I love corn mazes! I go every year. I bring my wife, 2 daughters (now 11 & 13) and they usually ask to bring a couple friends each. The one corn maze we go to has these plastic Rayovac or whatever POS's they sell for a couple bucks. Ha, you can definitely tell my group, they all have ~100 lumen lights like Coleman Maxx's and their fearless leader is sporting a Tiablo A9, ROP Hi, Surefire G2L w/ R2 and various 1xAA, 1x123 and 1xAAA lights "in reserve". My wife usually carries the snide comments. :shakehead

This year I will have a P7 or MC-E 2x18650 light. :naughty: :thumbsup: ...and my wife will have upgraded snide comments. :shrug:


----------



## Larbo (Oct 6, 2009)

KiwiMark said:


> If I take 3 lights with me when I go out during the day (and a bunch of other stuff) then how many are required for a maze at night? 10 sounds perfectly reasonable.
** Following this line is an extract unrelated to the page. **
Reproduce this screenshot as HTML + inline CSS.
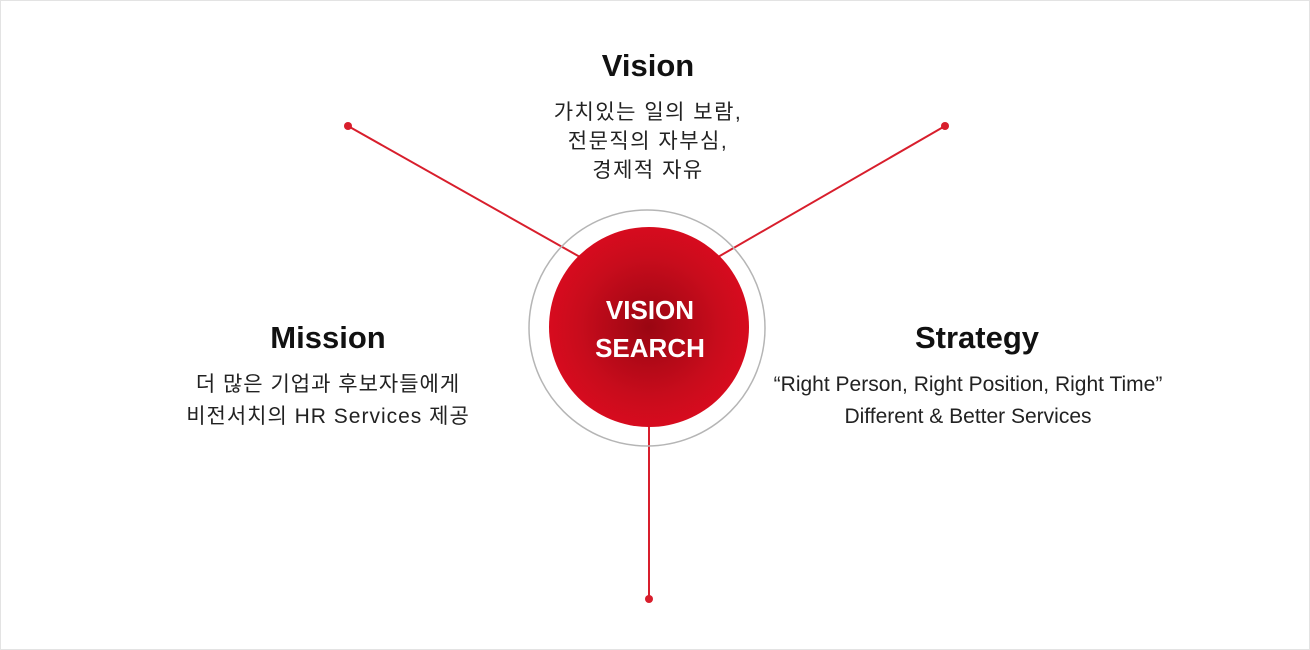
<!DOCTYPE html>
<html><head><meta charset="utf-8"><style>
body{margin:0;width:1310px;height:650px;background:#fff;position:relative;overflow:hidden;font-family:"Liberation Sans","Noto Sans CJK KR",sans-serif;}
.frame{position:absolute;left:0;top:0;width:1308px;height:648px;border:1px solid #e3e3e3;}
.t{position:absolute;text-align:center;color:#111;}
h{display:block;font-weight:bold;font-size:31px;}
.k{font-size:21px;line-height:31px;color:#222;}
</style></head><body>
<div class="frame"></div>
<svg width="1310" height="650" style="position:absolute;left:0;top:0">
<defs><radialGradient id="g" cx="50%" cy="50%" r="50%"><stop offset="0" stop-color="#9a0612"/><stop offset="0.7" stop-color="#c80c1c"/><stop offset="1" stop-color="#d70b1e"/></radialGradient></defs>
<line x1="348" y1="126" x2="580" y2="257" stroke="#d81e2c" stroke-width="2"/>
<line x1="945" y1="126" x2="718" y2="257" stroke="#d81e2c" stroke-width="2"/>
<line x1="649" y1="420" x2="649" y2="599" stroke="#d81e2c" stroke-width="2"/>
<circle cx="348" cy="126" r="4" fill="#d81e2c"/><circle cx="945" cy="126" r="4" fill="#d81e2c"/><circle cx="649" cy="599" r="4" fill="#d81e2c"/>
<circle cx="647" cy="328" r="118" fill="none" stroke="#b5b5b5" stroke-width="1.5"/>
<circle cx="649" cy="327" r="100" fill="url(#g)"/>
<text x="650" y="319" text-anchor="middle" font-family="Liberation Sans,sans-serif" font-weight="bold" font-size="26" fill="#fff">VISION</text>
<text x="650" y="357" text-anchor="middle" font-family="Liberation Sans,sans-serif" font-weight="bold" font-size="26" fill="#fff">SEARCH</text>
</svg>
<div class="t" style="left:498px;top:48px;width:300px"><h>Vision</h><div class="k" style="margin-top:14px;line-height:29px;letter-spacing:1.5px">가치있는 일의 보람,<br>전문직의 자부심,<br>경제적 자유</div></div>
<div class="t" style="left:178px;top:320px;width:300px"><h>Mission</h><div class="k" style="margin-top:13px;line-height:32px;letter-spacing:1px">더 많은 기업과 후보자들에게<br>비전서치의 HR Services 제공</div></div>
<div class="t" style="left:748px;top:320px;width:440px"><h style="padding-left:18px">Strategy</h><div class="k" style="margin-top:13px;line-height:32px">“Right Person, Right Position, Right Time”<br>Different &amp; Better Services</div></div>
</body></html>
Iam not the only one who does this!:twothumbs:twothumbs:twothumbs


I also gotta find some night events to go to.:candle:


----------



## handy (Oct 6, 2009)

paintballdad said:


> Sure sounds like a lot of fun. Unfortunately, i don't think there are any in my area (Southern California). ....



I just had a thought, I've only played paintball a handful of times so I wouldn't have a clue, but can you play paintball in the dark with flashlights?

I've never heard of corn mazes (till now), as of course they don't have them where I am, but they sound like great fun! Especially if they're open after dark and you can bring your own flashlights!

Imagine the fun games you could invent involving flashlights in the dark... some kind of advanced capture the flag game in a huge wooded or forrested area...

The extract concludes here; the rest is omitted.